Starting the week of July 29, crews will install new eight-inch ductile-iron pipe along streets in Pittston, replacing existing four- and six-inch cast-iron that dates as far back as the 1920s. The street involved are Dock Street, Water Street, New Street, West Street, River Street and Morgan Lane.
Additionally, 2,800 feet of new pipe will be installed along Ann and Elm streets in West Pittston.
The project also involves replacing four fire hydrants in Pittston and West Pittston.
The combined cost of the projects is approximately $1.3 million, according to a release.
The purpose for the upgrade is threefold: to improve reliability for customers, to reduce service disruptions and increase water flows for firefighting.
Pittston City administrator Joe Moskovitz welcomes the projects, not only because they will improve water service to residents, but the company will pave the streets when the projects are finished.
“Those are streets the city now doesn’t have to worry about paving,” he said.
Last year, the water main on Church Street was replaced and the road was repaved.
Construction will take place between 7 a.m. and 4 p.m., Monday through Friday.
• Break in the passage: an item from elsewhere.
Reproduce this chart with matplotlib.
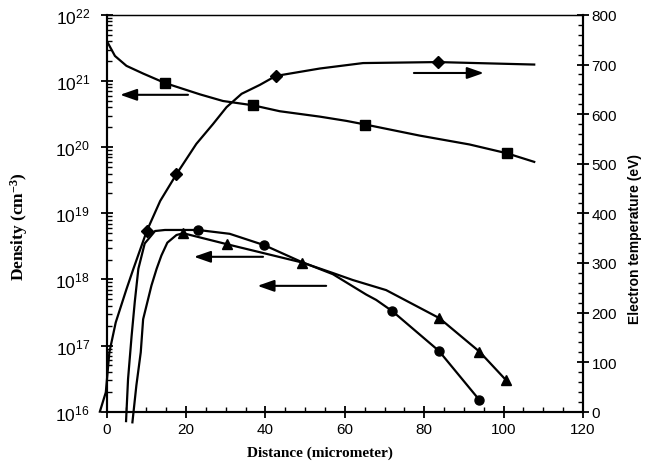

The company expects to complete the water main installation, including transfer of all customer services and final paving restoration, by the end of September.
Anthony Gangemi, superintendent of field services for Pennsylvania American Water, said the company wants to continue to provide reliable water service to customers.
“…(W)e need to reinvest in the local water infrastructure, particularly the areas where nearly 100-year old pipeline needs to be replaced,” he said.
During construction, customers might experience temporary service interruptions, discolored water and/or lower than normal water pressure.
Crews will work as quickly as possible to shorten the length of these temporary inconveniences.
The water company is also spending $1.35 million in Pittston Township constructing a massive water tank and rehabilitating another. The million-gallon steel tank, being constructed near the company’s Nesbitt Water Treatment Plant near the Nesbitt Reservoir along state Route 502, is expected to be completed by year’s end.
An existing 250,000-gallon capacity tank in the Grimes Industrial Park in Pittston Township will be one of 14 the company will rehabilitate this year at a cost of $150,000. There are two tanks in that industrial park and the first one was rehabilitated last year.
The state’s Public Utility Commission has scheduled seven public hearings statewide over the next few weeks to take testimony regarding a proposed rate increase for Pennsylvania American Water customers.
One of the hearings will take place Aug. 6 in Scranton. If approved it would be the second rate increase since the start of 2011.
The PUC scheduled the hearings a month after it voted 5-0 on June 13 to investigate the company’s request, which proposes an annual increase in revenues of $58.8 million, or 10.1 percent. Locally, those using what’s referred to as the company’s Main Division, would see their bill increase from 11.7 percent on average. For the typical residential customer using 47,520 gallons annually the bill would increase from $630.12 to $703.56 annually if the commission approves the request as is.
Administrative Law Judges Angela T. Jones and Darlene D. Heep will conduct the Scranton hearing that will take place at 1 p.m. in Room B3 of the Scranton State Office, 100 Lackawanna Avenue.
Pennsylvania American Water, a subsidiary of American Water, is the largest water utility in the state, providing water and/or wastewater services to approximately 2.2 million people.